A 9.5% coupon rate bond (that pays interest every six months), with 4 years until maturity...

A 9.5% coupon rate bond (that pays interest every six months), with 4 years until maturity is selling at $950. An investor with a 10 required rate of return ask your advice. What is your advice regarding the purchase of the bond?

Seleccione una:

A.purchase the bond because the bond is undervalued by $33.84

B.not enough data to answer

C.don't purchase because the bond is overvalued

D.don't purchase the bond because the bond is overvalued by $34.15

E.purchase the bond because the bond is undervalued by $34.15

Solutions

Expert Solution

Answer is A.purchase the bond because the bond is undervalued by $33.84.

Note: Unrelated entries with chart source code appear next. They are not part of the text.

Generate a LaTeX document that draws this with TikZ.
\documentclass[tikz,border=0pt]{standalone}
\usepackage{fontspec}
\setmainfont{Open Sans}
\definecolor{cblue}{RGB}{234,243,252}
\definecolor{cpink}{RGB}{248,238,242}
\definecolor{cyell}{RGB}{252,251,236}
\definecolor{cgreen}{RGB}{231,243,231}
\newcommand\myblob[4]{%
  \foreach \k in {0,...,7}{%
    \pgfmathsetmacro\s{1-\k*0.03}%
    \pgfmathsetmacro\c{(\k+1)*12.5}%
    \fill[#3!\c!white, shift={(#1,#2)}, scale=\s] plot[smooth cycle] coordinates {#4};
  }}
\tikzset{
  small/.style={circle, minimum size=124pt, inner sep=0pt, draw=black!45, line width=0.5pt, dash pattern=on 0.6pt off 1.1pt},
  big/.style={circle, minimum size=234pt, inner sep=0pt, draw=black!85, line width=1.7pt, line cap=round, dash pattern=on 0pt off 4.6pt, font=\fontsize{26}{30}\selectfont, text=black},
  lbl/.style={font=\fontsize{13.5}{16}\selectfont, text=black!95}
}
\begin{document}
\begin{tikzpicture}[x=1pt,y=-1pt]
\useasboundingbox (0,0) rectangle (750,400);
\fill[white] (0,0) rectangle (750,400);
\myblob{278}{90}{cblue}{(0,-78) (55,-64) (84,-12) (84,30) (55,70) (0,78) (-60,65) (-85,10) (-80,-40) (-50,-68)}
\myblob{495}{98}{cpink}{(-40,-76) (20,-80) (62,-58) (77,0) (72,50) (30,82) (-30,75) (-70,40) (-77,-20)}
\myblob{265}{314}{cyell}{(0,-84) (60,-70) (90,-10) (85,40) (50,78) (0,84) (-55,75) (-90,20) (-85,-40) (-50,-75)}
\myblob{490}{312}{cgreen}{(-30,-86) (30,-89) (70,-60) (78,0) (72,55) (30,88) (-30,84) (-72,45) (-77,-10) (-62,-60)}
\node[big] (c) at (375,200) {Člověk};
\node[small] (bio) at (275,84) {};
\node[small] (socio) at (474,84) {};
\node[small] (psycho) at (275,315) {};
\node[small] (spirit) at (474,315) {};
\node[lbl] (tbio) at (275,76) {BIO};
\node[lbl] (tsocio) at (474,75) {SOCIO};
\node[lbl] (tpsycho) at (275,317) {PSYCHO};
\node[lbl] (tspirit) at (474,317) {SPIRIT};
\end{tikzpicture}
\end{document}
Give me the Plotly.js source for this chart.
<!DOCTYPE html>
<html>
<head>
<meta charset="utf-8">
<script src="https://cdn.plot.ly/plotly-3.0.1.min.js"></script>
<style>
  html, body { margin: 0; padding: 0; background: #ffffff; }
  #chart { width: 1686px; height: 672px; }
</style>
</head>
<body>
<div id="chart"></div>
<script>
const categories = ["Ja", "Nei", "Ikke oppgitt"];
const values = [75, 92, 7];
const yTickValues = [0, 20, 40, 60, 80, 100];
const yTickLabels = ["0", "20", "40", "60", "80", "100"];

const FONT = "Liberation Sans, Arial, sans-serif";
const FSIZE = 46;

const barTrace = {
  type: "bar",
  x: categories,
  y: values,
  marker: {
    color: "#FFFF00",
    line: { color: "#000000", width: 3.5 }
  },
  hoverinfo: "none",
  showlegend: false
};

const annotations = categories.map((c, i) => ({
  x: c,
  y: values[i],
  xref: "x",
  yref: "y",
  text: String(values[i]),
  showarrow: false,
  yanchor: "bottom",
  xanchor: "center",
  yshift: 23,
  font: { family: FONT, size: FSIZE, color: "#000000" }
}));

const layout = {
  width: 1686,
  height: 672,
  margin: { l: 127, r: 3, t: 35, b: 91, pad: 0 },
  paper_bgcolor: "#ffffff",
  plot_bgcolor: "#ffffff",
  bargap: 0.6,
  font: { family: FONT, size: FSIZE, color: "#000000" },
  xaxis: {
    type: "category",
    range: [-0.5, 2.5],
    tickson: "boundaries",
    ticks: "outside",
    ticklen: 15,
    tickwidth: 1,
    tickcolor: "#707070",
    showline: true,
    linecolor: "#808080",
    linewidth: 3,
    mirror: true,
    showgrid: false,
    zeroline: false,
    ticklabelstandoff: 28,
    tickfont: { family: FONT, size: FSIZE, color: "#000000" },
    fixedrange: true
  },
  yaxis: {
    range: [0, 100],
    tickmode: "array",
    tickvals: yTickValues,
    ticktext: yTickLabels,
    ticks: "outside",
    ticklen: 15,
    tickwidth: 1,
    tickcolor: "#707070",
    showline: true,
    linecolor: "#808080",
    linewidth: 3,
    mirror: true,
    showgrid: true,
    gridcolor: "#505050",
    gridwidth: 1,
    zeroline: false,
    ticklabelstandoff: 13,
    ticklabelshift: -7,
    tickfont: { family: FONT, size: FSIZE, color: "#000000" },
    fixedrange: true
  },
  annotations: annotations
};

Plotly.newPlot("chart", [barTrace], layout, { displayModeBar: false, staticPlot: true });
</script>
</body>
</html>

We can use financial calculator for calculation of price of bond using 10% required rate of return with below keystrokes.

interest is paid semiannually. so maturity, interest and required rate of return will be semi-annual.

N = semi-annual maturity = 4*2 = 8; I/Y = semi-annual required rate of return = 10%/2 = 5%; PMT = semi-annual interest = $1,000*9.5%/2 = $47.5; FV = face value of bond = $1,000 > CPT = compute > PV = price of the bond = $983.84

Calculator will display PV as negative value because it's a cash outflow.

price of the bond at 10% required rate of return should be $983.84 but it is $950. so bond is undervalued by $983.84 - $950 = $33.84.